11月3日、米国ヒューストンで開催された『LFA(レガシー・ファイティング・アライアンス) 26』で、ハンコック(MMA戦績2勝3敗)はチャーリー・オンティヴェロス(MMA戦績9勝5敗)と対戦した。
LFAはUFCの登竜門的な団体であり、ハンコックもUFC入りを目指して試合を重ねていた。元々ライトヘビー級だったハンコックは、ミドル級を経て、この試合はウェルター級転向2戦目だった。ただ、ショートノーティスのオファーを受け、試合前3日間で215パウンドから170パウンドまで、急激な減量を行っていた。
「相手の方が3倍もキャリアが豊富だったが、レスリングと柔術は自分の方が上だと踏んだんだ」とハンコックは語っている。
高校生時代からレスリングをしていたハンコックは、減量には慣れていた。だから減量中にサウナや塩水風呂で吐き気を催した時にも、とにかく根性で乗り切った。

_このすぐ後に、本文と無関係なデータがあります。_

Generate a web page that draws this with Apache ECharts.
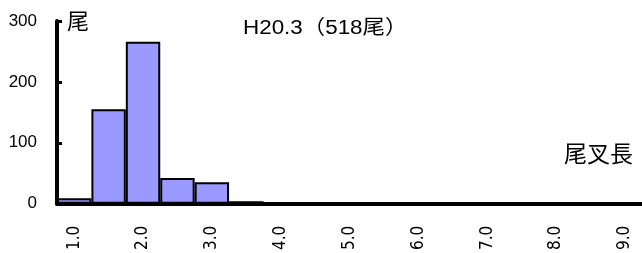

「気分は良くなかったが、押し切れると思った。減量が身体に良くないことは知っていたが、まさかこんなことが自分に起きるとは思わなかった。こんな目に遭っている人も知っているが、自分はタフだから大丈夫だと思ったんだ」
ハンコックは前日計量には合格した。驚いたことに、その段階では体調は爽快だった。もちろん完調ではないが、これなら十分に戦えると感じた。彼がこれほど急な減量をしていたことは、試合前には彼の陣営以外は誰も知らなかったし、州のコミッションによる確認もなかった。
ところがケージに足を踏み入れた途端、ハンコックは自分の心拍数が急上昇していることを自覚した。試合が始まると、よく練習していたはずのテクニックをうまく出すことができなかった。